We’re bombarded every day with sport: Man U, fat folk dying younger, Usain Bolt, exercise preventing heart attacks … so it’s not surprising that sport clothing is one of the biggest growth areas in garment retail in the past ten years.
But if you, our your kids, take sport seriously, it can become an expensive business. Here are some tips to help you save money while staying fit:
If your child attends a school or after school sports club, talk to the coach before the new season starts and ask him or her to agree to two things: a strip colour and style that will be stuck to for three (or ideally five) years and that training sessions and ‘keep fit’ sessions, as opposed to formal matches, don’t require team kit to be worn. Two of the biggest costs for parents are when team kit changes every season and the wear and tear of having team clothing damaged during training sessions. These two agreements could halve your spending on sports kit.

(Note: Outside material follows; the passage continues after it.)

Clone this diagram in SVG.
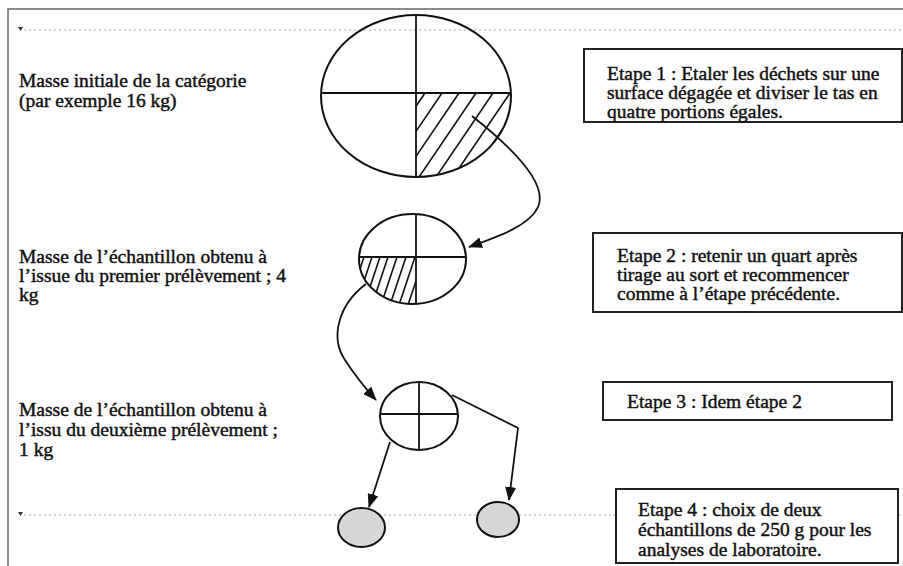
<svg xmlns="http://www.w3.org/2000/svg" width="903" height="566" viewBox="0 0 903 566">
<style>
  .t { font-family: "Liberation Serif", "Times New Roman", serif; font-size: 19.5px; fill: #111; stroke: #111; stroke-width: 0.45; }
  .frame { stroke: #666; stroke-width: 1.5; fill: none; }
  .dots { stroke: #aaa; stroke-width: 1.2; stroke-dasharray: 2 3; fill: none; }
  .shape { fill: none; stroke: #111; stroke-width: 2; }
  .thin { stroke: #111; stroke-width: 1.8; fill: none; }
  .hatch { stroke: #111; stroke-width: 1.6; }
  .box { fill: #fff; stroke: #222; stroke-width: 2; }
  .gray { fill: #d6d6d6; stroke: #111; stroke-width: 2; }
  .conn { fill: none; stroke: #111; stroke-width: 1.8; marker-end: url(#ah); }
</style>
<defs>
  <marker id="ah" viewBox="0 0 14 11" refX="13" refY="5.5" markerWidth="14" markerHeight="11" markerUnits="userSpaceOnUse" orient="auto">
    <path d="M0,0 L14,5.5 L0,11 Z" fill="#111"/>
  </marker>
  <clipPath id="clipBig"><path d="M416,93 L511,93 A95,81 0 0 1 416,177 Z"/></clipPath>
  <clipPath id="clipBigE"><ellipse cx="416" cy="96" rx="95" ry="81"/></clipPath>
  <clipPath id="clipMid"><path d="M416,257 L416,304 L359,304 L359,257 Z"/></clipPath>
  <clipPath id="clipMidE"><ellipse cx="412.5" cy="259" rx="53.5" ry="45"/></clipPath>
</defs>
<rect width="903" height="566" fill="#fff"/>

<!-- page frame and guides -->
<g id="page">
  <path class="frame" d="M8,566 L8,9 L903,9"/>
  <path class="dots" d="M24,30 L903,30"/>
  <path d="M18,27 L23,27 L20.5,31 Z" fill="#333"/>
  <path class="dots" d="M24,515 L903,515"/>
  <path d="M18,512 L23,512 L20.5,516 Z" fill="#333"/>
</g>

<!-- left labels -->
<g id="label1">
  <text class="t" x="19" y="87">Masse initiale de la catégorie</text>
  <text class="t" x="19" y="107">(par exemple 16 kg)</text>
</g>
<g id="label2">
  <text class="t" x="19" y="263">Masse de l’échantillon obtenu à</text>
  <text class="t" x="19" y="282">l’issue du premier prélèvement ; 4</text>
  <text class="t" x="19" y="301">kg</text>
</g>
<g id="label3">
  <text class="t" x="19" y="416">Masse de l’échantillon obtenu à</text>
  <text class="t" x="19" y="436">l’issu du deuxième prélèvement ;</text>
  <text class="t" x="19" y="456">1 kg</text>
</g>

<!-- big ellipse -->
<g id="pile1">
  <ellipse class="shape" cx="416" cy="96" rx="95" ry="81"/>
  <line class="thin" x1="321" y1="93" x2="511" y2="93"/>
  <line class="thin" x1="416" y1="15" x2="416" y2="178"/>
  <g clip-path="url(#clipBigE)">
    <g clip-path="url(#clipBig)">
      <line class="hatch" x1="425" y1="93" x2="364" y2="183"/>
      <line class="hatch" x1="442" y1="93" x2="381" y2="183"/>
      <line class="hatch" x1="459" y1="93" x2="398" y2="183"/>
      <line class="hatch" x1="476" y1="93" x2="415" y2="183"/>
      <line class="hatch" x1="493" y1="93" x2="432" y2="183"/>
      <line class="hatch" x1="510" y1="93" x2="449" y2="183"/>
      <line class="hatch" x1="527" y1="93" x2="466" y2="183"/>
      <line class="hatch" x1="544" y1="93" x2="483" y2="183"/>
    </g>
  </g>
</g>

<!-- middle circle -->
<g id="pile2">
  <ellipse class="shape" cx="412.5" cy="259" rx="53.5" ry="45"/>
  <line class="thin" x1="359" y1="257" x2="466" y2="257"/>
  <line class="thin" x1="416" y1="214" x2="416" y2="304"/>
  <g clip-path="url(#clipMidE)">
    <g clip-path="url(#clipMid)">
      <line class="hatch" x1="364" y1="257" x2="348" y2="305"/>
      <line class="hatch" x1="372" y1="257" x2="356" y2="305"/>
      <line class="hatch" x1="380" y1="257" x2="364" y2="305"/>
      <line class="hatch" x1="388" y1="257" x2="372" y2="305"/>
      <line class="hatch" x1="397" y1="257" x2="381" y2="305"/>
      <line class="hatch" x1="406" y1="257" x2="390" y2="305"/>
      <line class="hatch" x1="415" y1="257" x2="399" y2="305"/>
      <line class="hatch" x1="424" y1="257" x2="408" y2="305"/>
    </g>
  </g>
</g>

<!-- small circle -->
<g id="pile3">
  <ellipse class="shape" cx="419" cy="416" rx="39" ry="34"/>
  <line class="thin" x1="380" y1="414" x2="458" y2="414"/>
  <line class="thin" x1="419" y1="382" x2="419" y2="450"/>
</g>

<!-- final samples -->
<g id="sample1"><ellipse class="gray" cx="361.5" cy="527.5" rx="23.5" ry="19.5"/></g>
<g id="sample2"><ellipse class="gray" cx="498" cy="519.5" rx="21" ry="17.5"/></g>

<!-- step boxes -->
<g id="step1">
  <rect class="box" x="584" y="49" width="318" height="73"/>
  <text class="t" x="607" y="80">Etape 1 : Etaler les déchets sur une</text>
  <text class="t" x="607" y="99">surface dégagée et diviser le tas en</text>
  <text class="t" x="607" y="118">quatre portions égales.</text>
</g>
<g id="step2">
  <rect class="box" x="593" y="233" width="309" height="79"/>
  <text class="t" x="617" y="262">Etape 2 : retenir un quart après</text>
  <text class="t" x="617" y="281">tirage au sort et recommencer</text>
  <text class="t" x="617" y="300">comme à l’étape précédente.</text>
</g>
<g id="step3">
  <rect class="box" x="603" y="382" width="289" height="38"/>
  <text class="t" x="627" y="408">Etape 3 : Idem étape 2</text>
</g>
<g id="step4">
  <rect class="box" x="616" y="489" width="282" height="74"/>
  <text class="t" x="638" y="516">Etape 4 : choix de deux</text>
  <text class="t" x="638" y="536">échantillons de 250 g pour les</text>
  <text class="t" x="638" y="556">analyses de laboratoire.</text>
</g>

<!-- connectors -->
<g id="connectors">
  <path class="conn" d="M472,116 C515,150 548,185 538,207 C530,225 500,236 469,247"/>
  <path class="conn" d="M366,284 C338,305 330,338 345,360 C356,377 366,389 376,400"/>
  <path class="conn" d="M390,442 L369,507"/>
  <path class="conn" d="M452,395 L518,428 L509,500"/>
</g>
</svg>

Then get together with other parents and place a bulk order for sports clothing. Make sure that the person placing the order is savvy enough to negotiate the best possible discount.
Buy large quantities of clothing that all kids get through in no time. Black shorts and white T-shirts are the classics and will work for almost every sport, as well as saving ‘official’ sports clothing for actual games and tryouts.
Try and get your kids to choose sports that have complementary clothing: white polo shirts can be worn for tennis, cricket and golf, for example.
Set up a swap shop with other parents so that when your child outgrows specialist kit like printed jerseys or T-shirts with team numbers on, those items go into the pot and can be available to parents with younger children.
Get your child to pay half for specialist equipment, either in money or in completing household tasks – six week’s dog walking to help pay for a new tennis racquet, or paying half for a fantastic new warm-up hoodie can encourage them to take very good care of their kit, because they’ve made an investment in it!